Santos Cruz também não respondeu objetivamente se as Forças Armadas devem admitir institucionalmente os erros que cometeram na ditadura. “Claro que não deveria ter acontecido. Agora é fácil de fazer essa análise. Difícil é quando você está no olho do furacão, quando você tem que ter equilíbrio num ambiente que não é equilibrado.”
O ex-ministro chamou de “lamentável” o episódio em que uma patrulha do Exército matou o músico Evaldo Rosa e o catador Luciano Macedo ao disparar mais de 200 tiros no carro em que estava a família de Rosa, em abril, no Rio. Mas, questionado por que o governo Bolsonaro não condenou o procedimento dos militares, disse que não conhecia o caso em detalhes e que é preciso esperar o julgamento dos envolvidos.

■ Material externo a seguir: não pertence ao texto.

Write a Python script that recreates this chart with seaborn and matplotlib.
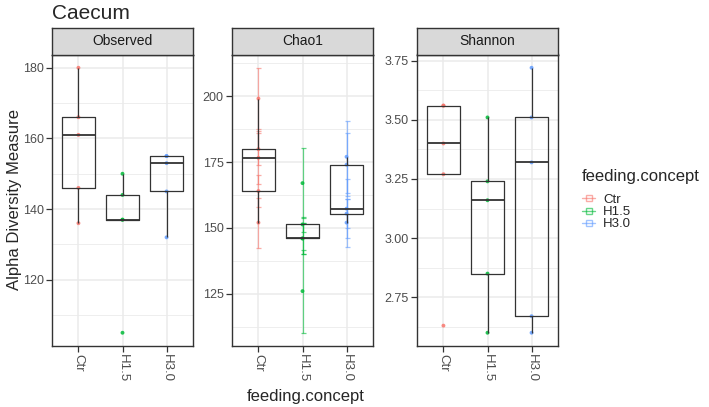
import numpy as np
import pandas as pd
import matplotlib
matplotlib.use("Agg")
import matplotlib.pyplot as plt
from matplotlib.lines import Line2D
import seaborn as sns

# ---------------- data ----------------
groups = ["Ctr", "H1.5", "H3.0"]
colors = ["#F8766D", "#00BA38", "#619CFF"]

observed_ctr = [180, 166, 161, 146, 136]
observed_h15 = [150, 144, 137, 137, 105]
observed_h30 = [155, 155, 153, 145, 132]

chao1_ctr = [199.1, 179.9, 176.6, 164.0, 152.0]
chao1_h15 = [167.0, 151.3, 146.0, 146.0, 126.0]
chao1_h30 = [177.0, 174.0, 157.3, 155.4, 152.0]
chao1_ctr_se = [11.7, 6.1, 10.0, 6.0, 9.5]
chao1_h15_se = [13.2, 3.0, 6.0, 6.0, 15.8]
chao1_h30_se = [13.6, 12.0, 11.2, 5.4, 9.1]

shannon_ctr = [3.56, 3.56, 3.40, 3.27, 2.63]
shannon_h15 = [3.51, 3.24, 3.16, 2.85, 2.60]
shannon_h30 = [3.72, 3.51, 3.32, 2.67, 2.60]

observed_ticks = [120, 140, 160, 180]
observed_minor = [110, 130, 150, 170]
chao1_ticks = [125, 150, 175, 200]
chao1_minor = [112.5, 137.5, 162.5, 187.5, 212.5]
shannon_ticks = [2.75, 3.00, 3.25, 3.50, 3.75]
shannon_minor = [2.625, 2.875, 3.125, 3.375, 3.625]


def long_frame(a, b, c, sa=None, sb=None, sc=None):
    rows = []
    for g, vals, se in zip(groups, [a, b, c], [sa, sb, sc]):
        for i, v in enumerate(vals):
            rows.append({"feeding.concept": g, "value": v,
                         "se": 0.0 if se is None else se[i]})
    return pd.DataFrame(rows)


panels = [
    ("Observed", long_frame(observed_ctr, observed_h15, observed_h30),
     observed_ticks, observed_minor, "{:.0f}", False),
    ("Chao1", long_frame(chao1_ctr, chao1_h15, chao1_h30,
                         chao1_ctr_se, chao1_h15_se, chao1_h30_se),
     chao1_ticks, chao1_minor, "{:.0f}", True),
    ("Shannon", long_frame(shannon_ctr, shannon_h15, shannon_h30),
     shannon_ticks, shannon_minor, "{:.2f}", False),
]

# ---------------- figure ----------------
sns.set_style("white")
plt.rcParams["font.family"] = ["Liberation Sans", "DejaVu Sans"]

W, H = 709, 407
fig = plt.figure(figsize=(W / 100, H / 100), dpi=100)

lefts = [52, 232, 417]
pw = 141
top, bottom, strip_top = 54.5, 346, 28
palette = dict(zip(groups, colors))

for left, (name, df, ticks, minor, fmt, has_se) in zip(lefts, panels):
    ax = fig.add_axes([left / W, 1 - bottom / H, pw / W, (bottom - top) / H])
    ax.set_facecolor("white")

    lo = (df["value"] - df["se"]).min()
    hi = (df["value"] + df["se"]).max()
    pad = (hi - lo) * 0.05

    # grid
    for m in minor:
        ax.axhline(m, color="#EBEBEB", lw=0.6, zorder=0)
    for t in ticks:
        ax.axhline(t, color="#EBEBEB", lw=1.1, zorder=0)
    for i in range(len(groups)):
        ax.axvline(i, color="#EBEBEB", lw=1.1, zorder=0)

    sns.stripplot(data=df, x="feeding.concept", y="value", hue="feeding.concept",
                  order=groups, hue_order=groups, palette=palette, jitter=False,
                  size=2.8, alpha=0.85, linewidth=0, legend=False, ax=ax, zorder=3)

    if has_se:
        for i, g in enumerate(groups):
            sub = df[df["feeding.concept"] == g]
            ax.errorbar(np.full(len(sub), i), sub["value"], yerr=sub["se"],
                        fmt="none", ecolor=colors[i], elinewidth=0.9,
                        capsize=1.8, capthick=0.9, alpha=0.6, zorder=2)

    sns.boxplot(data=df, x="feeding.concept", y="value", order=groups,
                fill=False, color="#333333", width=0.75, whis=1.5,
                showfliers=False, showcaps=False, linewidth=0.9,
                medianprops={"linewidth": 1.3, "color": "#333333"}, ax=ax, zorder=4)

    ax.set_xlim(-0.6, 2.6)
    ax.set_ylim(lo - pad, hi + pad)
    ax.set_yticks(ticks)
    ax.set_yticklabels([fmt.format(t) for t in ticks])
    ax.set_xticks(range(len(groups)))
    ax.set_xticklabels(groups, rotation=-90, va="top", ha="center")
    ax.set_xlabel("")
    ax.set_ylabel("")
    ax.tick_params(axis="both", direction="out", length=4, width=0.9,
                   color="#333333", labelcolor="#4D4D4D", labelsize=9, pad=2,
                   left=True, bottom=True)
    ax.tick_params(axis="x", labelsize=9.5)
    for sp in ax.spines.values():
        sp.set_visible(True)
        sp.set_color("#333333")
        sp.set_linewidth(1.0)

    # facet strip
    sax = fig.add_axes([left / W, 1 - top / H, pw / W, (top - strip_top) / H])
    sax.set_facecolor("#D9D9D9")
    sax.set_xticks([])
    sax.set_yticks([])
    for sp in sax.spines.values():
        sp.set_visible(True)
        sp.set_color("#333333")
        sp.set_linewidth(1.0)
    sax.text(0.5, 0.5, name, ha="center", va="center", fontsize=10,
             color="#1A1A1A", transform=sax.transAxes)

fig.text(52 / W, 1 - 19 / H, "Caecum", fontsize=15, ha="left", va="baseline")
fig.text(305.5 / W, 1 - 396 / H, "feeding.concept", fontsize=12,
         ha="center", va="center")
fig.text(15 / W, 1 - 200 / H, "Alpha Diversity Measure", fontsize=12,
         ha="center", va="center", rotation=90)

handles = [Line2D([], [], color=c, marker="s", markerfacecolor="none",
                  markersize=5, lw=1.0, alpha=0.6) for c in colors]
leg = fig.legend(handles, groups, title="feeding.concept", loc="upper left",
                 bbox_to_anchor=(582 / W, 1 - 169 / H), frameon=False,
                 fontsize=9.5, title_fontsize=12, handlelength=1.0,
                 handletextpad=0.6, labelspacing=0.0, borderaxespad=0,
                 borderpad=0)
leg._legend_box.align = "left"
leg._legend_box.sep = 7

fig.savefig("out.png", dpi=100)
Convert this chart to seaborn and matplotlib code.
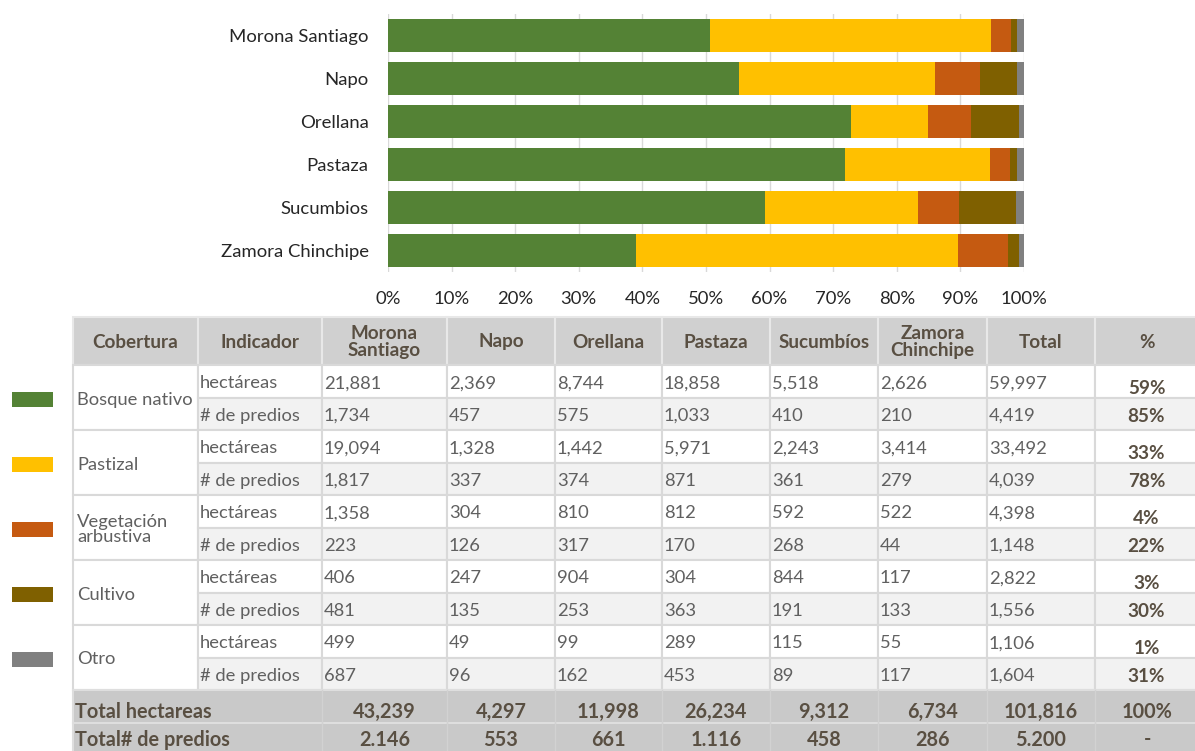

O general foi instado também a analisar a frase, recorrente entre bolsonaristas, de que “direitos humanos são para humanos direitos”, e contemporizou: “Isso aí é talvez para contrabalançar excessos do outro extremo. Você não pode usar isso aí como assunto ideológico”.
Numa entrevista posterior à sabatina, Santos Cruz foi questionado sobre os diálogos em que o então juiz Sergio Moro – hoje ministro da Justiça e da Segurança Pública – orienta procurados da Força-Tarefa da Lava Jato em processos contra o ex-presidente Luiz Inácio Lula da Silva que ele próprio julgaria, revelados pelo site The Intercept. “Não invalida nada, e Sergio Moro continua valorizado como uma personalidade histórica. Não fiquei vendo os diálogos, mas, do pouco que vi, não achei nada de escabroso.”
Moro era um dos convidados confirmados no Congresso da Abraji. O ministro daria nesta sexta (28) uma entrevista nos moldes da concedida por Santos Cruz. Depois da revelação dos diálogos, o ex-juiz cancelou sua participação no encontro de jornalistas.